>> Begin Supplied data
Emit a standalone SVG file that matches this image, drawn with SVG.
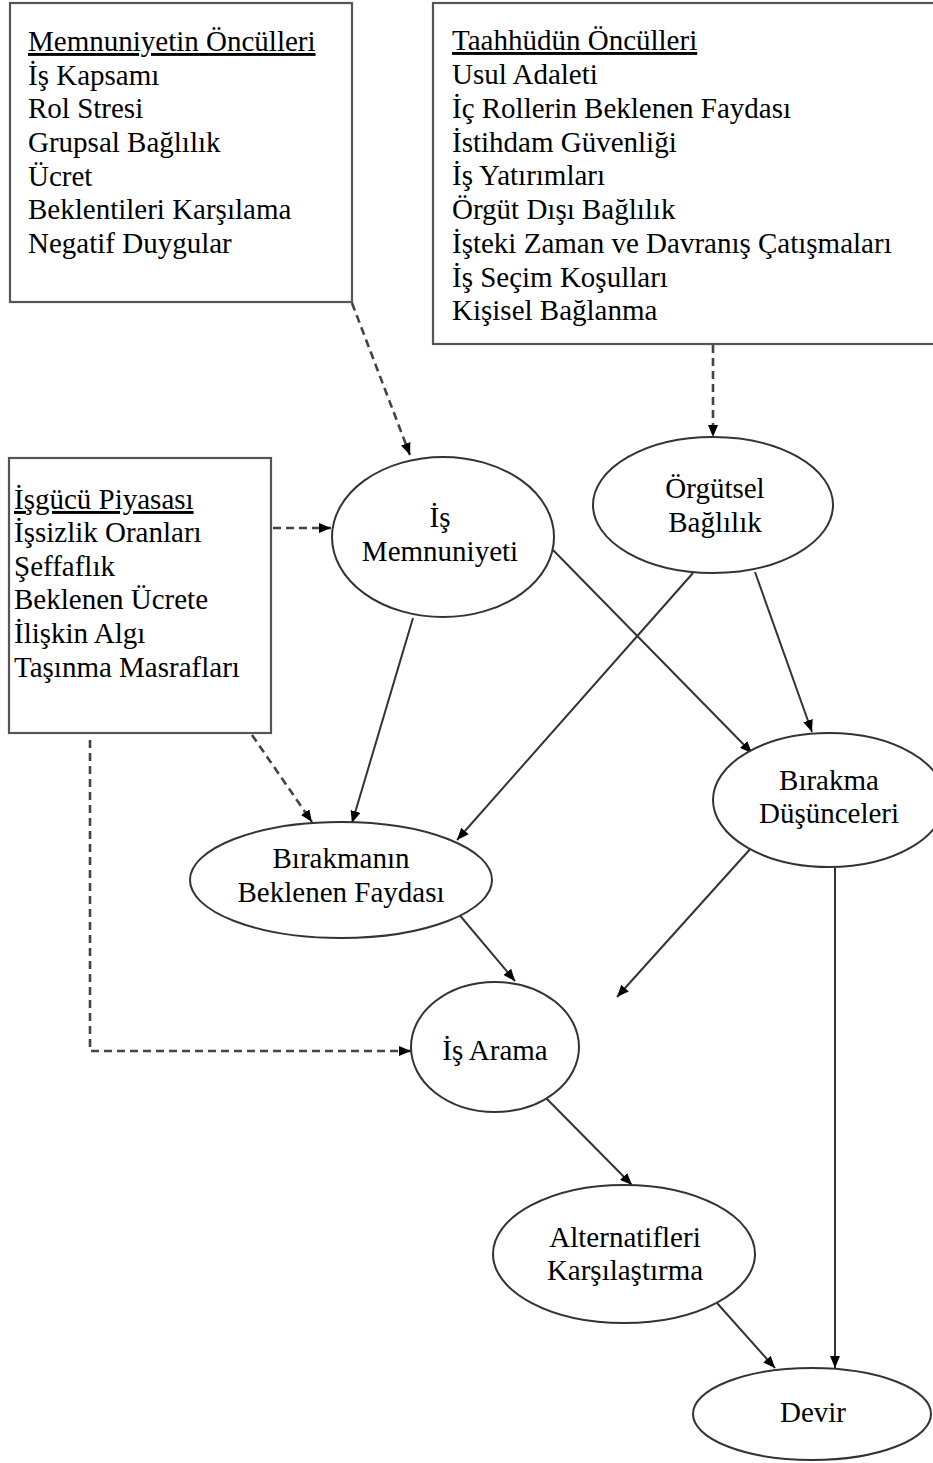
<svg xmlns="http://www.w3.org/2000/svg" width="933" height="1463" viewBox="0 0 933 1463">
<style>
  text { font-family: "Liberation Serif", "Times New Roman", serif; font-size: 29px; fill: #000; }
  .box { fill: #fff; stroke: #555; stroke-width: 2.2; }
  .ell { fill: #fff; stroke: #333; stroke-width: 2; }
  .c { text-anchor: middle; }
  .u { text-decoration: underline; }
  .solid { stroke: #333; stroke-width: 2; fill: none; }
  .dash { stroke: #444; stroke-width: 2.6; fill: none; stroke-dasharray: 8 5; }
</style>
<defs>
  <marker id="ah" viewBox="0 0 12 10" refX="12" refY="5" markerWidth="12" markerHeight="10" markerUnits="userSpaceOnUse" orient="auto">
    <path d="M0,0 L12,5 L0,10 Z" fill="#000"/>
  </marker>
</defs>
<rect width="933" height="1463" fill="#fff"/>

<g id="connectors">
  <line class="dash" x1="352" y1="303" x2="410" y2="455" marker-end="url(#ah)"/>
  <line class="dash" x1="713" y1="345" x2="713" y2="437" marker-end="url(#ah)"/>
  <line class="dash" x1="273" y1="528" x2="331" y2="528" marker-end="url(#ah)"/>
  <line class="dash" x1="252" y1="735" x2="312" y2="822" marker-end="url(#ah)"/>
  <polyline class="dash" points="90,740 90,1051 411,1051" marker-end="url(#ah)"/>
  <line class="solid" x1="413" y1="618" x2="352" y2="823" marker-end="url(#ah)"/>
  <line class="solid" x1="553" y1="550" x2="752" y2="753" marker-end="url(#ah)"/>
  <line class="solid" x1="693" y1="573" x2="457" y2="840" marker-end="url(#ah)"/>
  <line class="solid" x1="755" y1="572" x2="812" y2="732" marker-end="url(#ah)"/>
  <line class="solid" x1="457" y1="912" x2="515" y2="981" marker-end="url(#ah)"/>
  <line class="solid" x1="752" y1="847" x2="617" y2="997" marker-end="url(#ah)"/>
  <line class="solid" x1="835" y1="868" x2="835" y2="1368" marker-end="url(#ah)"/>
  <line class="solid" x1="545" y1="1097" x2="632" y2="1185" marker-end="url(#ah)"/>
  <line class="solid" x1="717" y1="1303" x2="775" y2="1368" marker-end="url(#ah)"/>
</g>

<g id="box-memnuniyet">
  <rect class="box" x="10" y="3" width="342" height="299"/>
  <text x="28" y="51" class="u">Memnuniyetin Öncülleri</text>
  <text x="28" y="85">İş Kapsamı</text>
  <text x="28" y="118">Rol Stresi</text>
  <text x="28" y="152">Grupsal Bağlılık</text>
  <text x="28" y="186">Ücret</text>
  <text x="28" y="219">Beklentileri Karşılama</text>
  <text x="28" y="253">Negatif Duygular</text>
</g>

<g id="box-taahhut">
  <rect class="box" x="433" y="3" width="510" height="341"/>
  <text x="452" y="50" class="u">Taahhüdün Öncülleri</text>
  <text x="452" y="84">Usul Adaleti</text>
  <text x="452" y="118">İç Rollerin Beklenen Faydası</text>
  <text x="452" y="152">İstihdam Güvenliği</text>
  <text x="452" y="185">İş Yatırımları</text>
  <text x="452" y="219">Örgüt Dışı Bağlılık</text>
  <text x="452" y="253">İşteki Zaman ve Davranış Çatışmaları</text>
  <text x="452" y="287">İş Seçim Koşulları</text>
  <text x="452" y="320">Kişisel Bağlanma</text>
</g>

<g id="box-isgucu">
  <rect class="box" x="9" y="458" width="262" height="275"/>
  <text x="14" y="509" class="u">İşgücü Piyasası</text>
  <text x="14" y="542">İşsizlik Oranları</text>
  <text x="14" y="576">Şeffaflık</text>
  <text x="14" y="609">Beklenen Ücrete</text>
  <text x="14" y="643">İlişkin Algı</text>
  <text x="14" y="677">Taşınma Masrafları</text>
</g>

<g id="is-memnuniyeti">
  <ellipse class="ell" cx="443" cy="537" rx="111" ry="80"/>
  <text x="440" y="527" class="c">İş</text>
  <text x="440" y="561" class="c">Memnuniyeti</text>
</g>

<g id="orgutsel-baglilik">
  <ellipse class="ell" cx="713" cy="505" rx="120" ry="68"/>
  <text x="715" y="498" class="c">Örgütsel</text>
  <text x="715" y="532" class="c">Bağlılık</text>
</g>

<g id="birakmanin-faydasi">
  <ellipse class="ell" cx="341" cy="880" rx="151" ry="58"/>
  <text x="341" y="868" class="c">Bırakmanın</text>
  <text x="341" y="902" class="c">Beklenen Faydası</text>
</g>

<g id="birakma-dusunceleri">
  <ellipse class="ell" cx="829" cy="800" rx="116" ry="67"/>
  <text x="829" y="790" class="c">Bırakma</text>
  <text x="829" y="823" class="c">Düşünceleri</text>
</g>

<g id="is-arama">
  <ellipse class="ell" cx="495" cy="1047" rx="84" ry="65"/>
  <text x="495" y="1060" class="c">İş Arama</text>
</g>

<g id="alternatifleri">
  <ellipse class="ell" cx="624" cy="1254" rx="131" ry="69"/>
  <text x="625" y="1247" class="c">Alternatifleri</text>
  <text x="625" y="1280" class="c">Karşılaştırma</text>
</g>

<g id="devir">
  <ellipse class="ell" cx="812" cy="1414" rx="119" ry="46"/>
  <text x="813" y="1422" class="c">Devir</text>
</g>
</svg>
>> End Supplied data
Given exercise: Write out the data precisely as given, excluding the pictures.

Output below:
Emit a standalone SVG file that matches this image, drawn with SVG.
<svg xmlns="http://www.w3.org/2000/svg" width="933" height="1463" viewBox="0 0 933 1463">
<style>
  text { font-family: "Liberation Serif", "Times New Roman", serif; font-size: 29px; fill: #000; }
  .box { fill: #fff; stroke: #555; stroke-width: 2.2; }
  .ell { fill: #fff; stroke: #333; stroke-width: 2; }
  .c { text-anchor: middle; }
  .u { text-decoration: underline; }
  .solid { stroke: #333; stroke-width: 2; fill: none; }
  .dash { stroke: #444; stroke-width: 2.6; fill: none; stroke-dasharray: 8 5; }
</style>
<defs>
  <marker id="ah" viewBox="0 0 12 10" refX="12" refY="5" markerWidth="12" markerHeight="10" markerUnits="userSpaceOnUse" orient="auto">
    <path d="M0,0 L12,5 L0,10 Z" fill="#000"/>
  </marker>
</defs>
<rect width="933" height="1463" fill="#fff"/>

<g id="connectors">
  <line class="dash" x1="352" y1="303" x2="410" y2="455" marker-end="url(#ah)"/>
  <line class="dash" x1="713" y1="345" x2="713" y2="437" marker-end="url(#ah)"/>
  <line class="dash" x1="273" y1="528" x2="331" y2="528" marker-end="url(#ah)"/>
  <line class="dash" x1="252" y1="735" x2="312" y2="822" marker-end="url(#ah)"/>
  <polyline class="dash" points="90,740 90,1051 411,1051" marker-end="url(#ah)"/>
  <line class="solid" x1="413" y1="618" x2="352" y2="823" marker-end="url(#ah)"/>
  <line class="solid" x1="553" y1="550" x2="752" y2="753" marker-end="url(#ah)"/>
  <line class="solid" x1="693" y1="573" x2="457" y2="840" marker-end="url(#ah)"/>
  <line class="solid" x1="755" y1="572" x2="812" y2="732" marker-end="url(#ah)"/>
  <line class="solid" x1="457" y1="912" x2="515" y2="981" marker-end="url(#ah)"/>
  <line class="solid" x1="752" y1="847" x2="617" y2="997" marker-end="url(#ah)"/>
  <line class="solid" x1="835" y1="868" x2="835" y2="1368" marker-end="url(#ah)"/>
  <line class="solid" x1="545" y1="1097" x2="632" y2="1185" marker-end="url(#ah)"/>
  <line class="solid" x1="717" y1="1303" x2="775" y2="1368" marker-end="url(#ah)"/>
</g>

<g id="box-memnuniyet">
  <rect class="box" x="10" y="3" width="342" height="299"/>
  <text x="28" y="51" class="u">Memnuniyetin Öncülleri</text>
  <text x="28" y="85">İş Kapsamı</text>
  <text x="28" y="118">Rol Stresi</text>
  <text x="28" y="152">Grupsal Bağlılık</text>
  <text x="28" y="186">Ücret</text>
  <text x="28" y="219">Beklentileri Karşılama</text>
  <text x="28" y="253">Negatif Duygular</text>
</g>

<g id="box-taahhut">
  <rect class="box" x="433" y="3" width="510" height="341"/>
  <text x="452" y="50" class="u">Taahhüdün Öncülleri</text>
  <text x="452" y="84">Usul Adaleti</text>
  <text x="452" y="118">İç Rollerin Beklenen Faydası</text>
  <text x="452" y="152">İstihdam Güvenliği</text>
  <text x="452" y="185">İş Yatırımları</text>
  <text x="452" y="219">Örgüt Dışı Bağlılık</text>
  <text x="452" y="253">İşteki Zaman ve Davranış Çatışmaları</text>
  <text x="452" y="287">İş Seçim Koşulları</text>
  <text x="452" y="320">Kişisel Bağlanma</text>
</g>

<g id="box-isgucu">
  <rect class="box" x="9" y="458" width="262" height="275"/>
  <text x="14" y="509" class="u">İşgücü Piyasası</text>
  <text x="14" y="542">İşsizlik Oranları</text>
  <text x="14" y="576">Şeffaflık</text>
  <text x="14" y="609">Beklenen Ücrete</text>
  <text x="14" y="643">İlişkin Algı</text>
  <text x="14" y="677">Taşınma Masrafları</text>
</g>

<g id="is-memnuniyeti">
  <ellipse class="ell" cx="443" cy="537" rx="111" ry="80"/>
  <text x="440" y="527" class="c">İş</text>
  <text x="440" y="561" class="c">Memnuniyeti</text>
</g>

<g id="orgutsel-baglilik">
  <ellipse class="ell" cx="713" cy="505" rx="120" ry="68"/>
  <text x="715" y="498" class="c">Örgütsel</text>
  <text x="715" y="532" class="c">Bağlılık</text>
</g>

<g id="birakmanin-faydasi">
  <ellipse class="ell" cx="341" cy="880" rx="151" ry="58"/>
  <text x="341" y="868" class="c">Bırakmanın</text>
  <text x="341" y="902" class="c">Beklenen Faydası</text>
</g>

<g id="birakma-dusunceleri">
  <ellipse class="ell" cx="829" cy="800" rx="116" ry="67"/>
  <text x="829" y="790" class="c">Bırakma</text>
  <text x="829" y="823" class="c">Düşünceleri</text>
</g>

<g id="is-arama">
  <ellipse class="ell" cx="495" cy="1047" rx="84" ry="65"/>
  <text x="495" y="1060" class="c">İş Arama</text>
</g>

<g id="alternatifleri">
  <ellipse class="ell" cx="624" cy="1254" rx="131" ry="69"/>
  <text x="625" y="1247" class="c">Alternatifleri</text>
  <text x="625" y="1280" class="c">Karşılaştırma</text>
</g>

<g id="devir">
  <ellipse class="ell" cx="812" cy="1414" rx="119" ry="46"/>
  <text x="813" y="1422" class="c">Devir</text>
</g>
</svg>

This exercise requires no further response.